The Siren

It’s not very often that one comes across a book with more to say than the words it contains. And though it’s been out of my hands for a few days, Tiffany Reisz’s The Siren hasn’t stopped talking.

The Siren was my introduction to erotic literature. Although I suppose that’s not entirely true; The Sleeping Beauty Trilogy by Anne Rice (writing as A. N. Roquelaure) passed through my hands many years ago. I say passed through because I only remember them fleetingly. I think my tender brain forcibly forgot the sentences as quickly as I read them. I remember some vague images, and being shocked, oh how shocked at such depravities! …and intrigued. But I never picked them up again. I didn’t understand that world, and didn’t want to. I’ve toughened up a bit since then. And it takes much more to shock me than a beauty forcibly awakened from her sexual slumber.

So The Siren is really better classified as my introduction to modern erotica. And I admit to some anxiety over opening up this new chapter. Because just as I have changed, so has the genre. What new depredations were in store? How much further would I be pushed? I knew the pushing was inevitable. Probably some whipping as well. Could I stand it? Or would I be broken? There was only one way to know. In I dove.

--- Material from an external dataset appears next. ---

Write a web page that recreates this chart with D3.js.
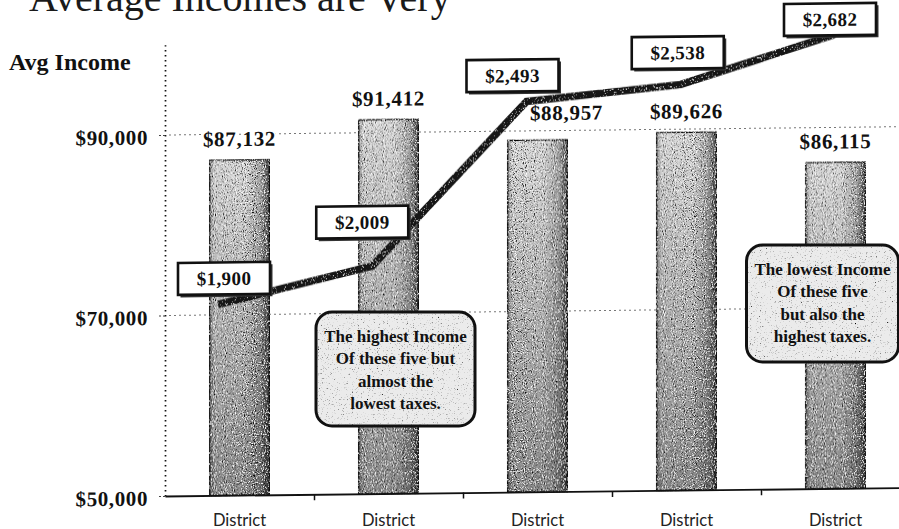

I was instantly confused. Um, the air quality in London during the Industrial Revolution? Smoggy and sooty do not smutty make. Where were the deviants? Where was the sex? I should clarify something at this point: I LIKE being confused. I LOVE it. I can’t get enough of authors who refuse to give me what I think I want, who, with a few words, can destroy my expectations and say “Nope. You don’t get to figure this one out in advance.” Here it was, page one, and instead of floggings I was given foggings. From that moment, I was all in.

That’s not to say floggings didn’t happen. There’s plenty of punishment and an arousing abundance of naughty adventures. Reisz has described her work as “literary friction,” which seems almost benign at first. It’s a play on words (for which she has a delightful knack) that gives a sense of familiarity to her own particular brand of brashness. But beneath the clever turn of phrase lies a startling truth: The Siren is nothing less than a profound work of art.

Reisz gathers together art, shame, pleasure, religion, regret, sex and pain to craft one of the finest arguments for love that I’ve ever read. The persuasion doesn’t come from a particular sentence, or character, or event: it lives and breathes throughout the book like a sentient creature. It’s not the kind of love that exists in fairy tales, or dusty tomes of courtship. Love in The Siren is a bloody, vicious thing. It is also radiant and selfless. And there it is, what The Siren sings to me: that love is all these things. It is as concrete as a smack on the ass, as insensible as breath on the back of a neck. It is what strengthens us, and what makes us weak. It is what destroys us, and enables us to survive.

And the characters in the book need every tool in their kit to keep going. Each one is broken in some way. Some are seeking redemption; others seek revelation. And the road they take to get there, indeed, if they get there at all, is nothing but rough. But that’s as it should be. Reisz is as stern with her characters as she is with her readers; and in the end, we can do nothing but ask for more, please.

That’s not to say that The Siren is all brooding and no bantering. The dialogue snaps with electricity, and Reisz has truly created a heroine for the ages with the saucy Nora Sutherlin. Reisz knows that we don’t have to understand a character to love them; in fact, often what connects us to them is the mystery that lies just out of reach, beckoning us further. And Nora is a master (or rather, mistress) of temptation. Her motives aren’t always clear, and her actions don’t always make sense, but we are caught up, knowing the payoff, when it comes, will not only make sense of Nora, but ourselves as well.

This is perhaps the greatest gift that The Siren gives: it illuminates us. It heals us. And ultimately it leaves us better than how it found us. A daunting task for any author, but one that Reisz achieves with brutality, sensitivity and grace. Oh, and her little red riding crop, of course.

Captivating and compelling, The Siren is as many-colored and deep as a bruise in full-bloom, rising from the page and burning hot. It has left its mark on me, and I can’t wait to get my hands on the next book in the Original Sinners series,The Angel.

Or should I say, let it get its hands on me.